A Three Judge Panel Decision Could Hurt but It Would Not Be Fatal to My Case
It is not too late for me to file a motion for my case to be heard initially en banc (I had always planned to ask that my case be initially heard en banc). If my request to have my case decided before an en banc panel is granted then it is the other cases which involve carrying firearms outside of the home which will likely be stayed pending a decision in my appeal.
And if my request is not granted and some three judge panel decides in some other case that there isn’t a right to openly carry firearms in public then I am still entitled to have my appeal heard before an en banc panel.
Concealed Carry Fight in This Circuit and Nation Is Over
Long story short, the fight for concealed carry in this circuit and in this Nation is over.
However, the fight for the Second Amendment right to openly carry firearms in public continues.

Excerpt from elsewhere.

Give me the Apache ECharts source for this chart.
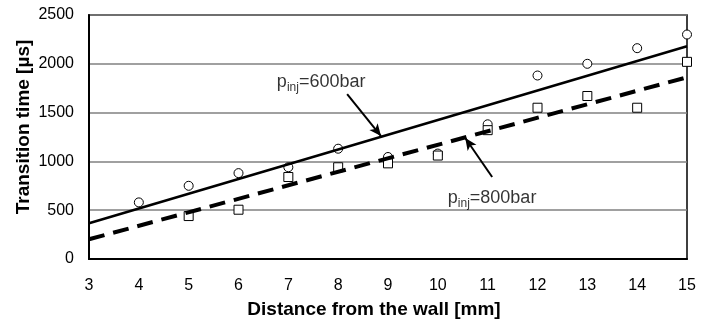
<!DOCTYPE html>
<html>
<head>
<meta charset="utf-8">
<script src="https://cdn.jsdelivr.net/npm/echarts@6/dist/echarts.min.js"></script>
<style>
html,body{margin:0;padding:0;background:#fff;}
#c{width:710px;height:324px;}
</style>
</head>
<body>
<div id="c"></div>
<script>
// ---- data ----
var xCircles = [4, 5, 6, 7, 8, 9, 10, 11, 12, 13, 14, 15];
var yCircles600 = [580, 750, 880, 940, 1130, 1045, 1080, 1380, 1880, 2000, 2160, 2300];
var xSquares = [5, 6, 7, 8, 9, 10, 11, 12, 13, 14, 15];
var ySquares800 = [440, 505, 840, 940, 980, 1060, 1320, 1550, 1670, 1550, 2020];
var trendX = [3, 15];
var trend600 = [366, 2180];
var trend800 = [202, 1862];
var yTicks = [0, 500, 1000, 1500, 2000, 2500];
var xTicks = [3, 4, 5, 6, 7, 8, 9, 10, 11, 12, 13, 14, 15];
var label600 = {x: 6.77, y: 1813, text: '600bar'};
var label800 = {x: 10.2, y: 625, text: '800bar'};
var arrow600 = [[8.18, 1690], [8.86, 1260]];
var arrow800 = [[11.09, 840], [10.55, 1240]];

function pairs(xs, ys) { return xs.map(function (x, i) { return [x, ys[i]]; }); }

var FONT = '"Liberation Sans", Arial, sans-serif';
var chart = echarts.init(document.getElementById('c'), null, {renderer: 'canvas'});

function annot(l) {
  return {
    value: [l.x, l.y],
    label: {
      show: true, position: 'right', distance: 0, color: '#000',
      formatter: '{p|p}{s|inj}{p|=' + l.text + '}',
      rich: {
        p: {fontFamily: FONT, fontSize: 18, color: '#000'},
        s: {fontFamily: FONT, fontSize: 12, color: '#000', verticalAlign: 'bottom', padding: [11, 0, 0, 0]}
      }
    }
  };
}

chart.setOption({
  animation: false,
  backgroundColor: '#fff',
  grid: {left: 89, right: 23, top: 15, bottom: 65, show: true, borderColor: '#000', borderWidth: 1.5, backgroundColor: 'transparent'},
  xAxis: {
    type: 'value', min: xTicks[0], max: xTicks[xTicks.length - 1], interval: 1,
    name: 'Distance from the wall [mm]', nameLocation: 'middle', nameGap: 41, nameMoveOverlap: false,
    nameTextStyle: {fontFamily: FONT, fontSize: 19, fontWeight: 'bold', color: '#000', padding: [0, 28, 0, 0]},
    axisLine: {show: true, lineStyle: {color: '#000', width: 2}},
    axisTick: {show: false},
    axisLabel: {fontFamily: FONT, fontSize: 16, color: '#000', margin: 19},
    splitLine: {show: false}
  },
  yAxis: {
    type: 'value', min: yTicks[0], max: yTicks[yTicks.length - 1], interval: 500,
    name: 'Transition time [µs]', nameLocation: 'middle', nameGap: 56, nameMoveOverlap: false,
    nameTextStyle: {fontFamily: FONT, fontSize: 19, fontWeight: 'bold', color: '#000', padding: [0, 0, 0, 20]},
    axisLine: {show: true, lineStyle: {color: '#000', width: 2}},
    axisTick: {show: false},
    axisLabel: {fontFamily: FONT, fontSize: 16, color: '#000', margin: 15, formatter: function (v) { return String(v); }},
    splitLine: {show: true, lineStyle: {color: '#808080', width: 1.5}}
  },
  series: [
    {
      type: 'line', data: pairs(trendX, trend600), symbol: 'none', silent: true,
      lineStyle: {color: '#000', width: 2.5}, z: 3
    },
    {
      type: 'line', data: pairs(trendX, trend800), symbol: 'none', silent: true,
      lineStyle: {color: '#000', width: 4, type: [16, 9]}, z: 3
    },
    {
      type: 'scatter', data: pairs(xCircles, yCircles600), symbol: 'circle', symbolSize: 9, clip: false,
      itemStyle: {color: '#fff', borderColor: '#000', borderWidth: 1, opacity: 1}, z: 2
    },
    {
      type: 'scatter', data: pairs(xSquares, ySquares800), symbol: 'rect', symbolSize: 9, clip: false,
      itemStyle: {color: '#fff', borderColor: '#000', borderWidth: 1, opacity: 1}, z: 2
    },
    {
      type: 'scatter', symbolSize: 0, silent: true, clip: false, z: 5,
      data: [annot(label600), annot(label800)],
      markLine: {
        silent: true, symbol: ['none', 'arrow'], symbolSize: [8, 12],
        lineStyle: {color: '#000', width: 2, type: 'solid'},
        label: {show: false},
        data: [
          [{coord: arrow600[0]}, {coord: arrow600[1]}],
          [{coord: arrow800[0]}, {coord: arrow800[1]}]
        ]
      }
    }
  ]
});
</script>
</body>
</html>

In the 49 years since California made it a crime to openly carry a loaded firearm in public, there has been only one person to challenge that ban – Me. There has also only been one person to challenge California’s ban on openly carrying unloaded firearms in public – That person would be me as well.
All of the so called gun-rights groups have been in Federal court for years arguing to uphold California’s Open Carry bans and have been since shortly after the US Supreme Court issued its landmark decisions in District of Columbia v. Heller (2008) and McDonald v. City of Chicago which held that Open Carry is the right guaranteed by the Constitution and which held that concealed carry is not a right and can therefore be banned.
All of the so called gun-rights groups have been waging a war against the Second Amendment in the courts, including many groups you may have never heard of. All except one – California Right To Carry.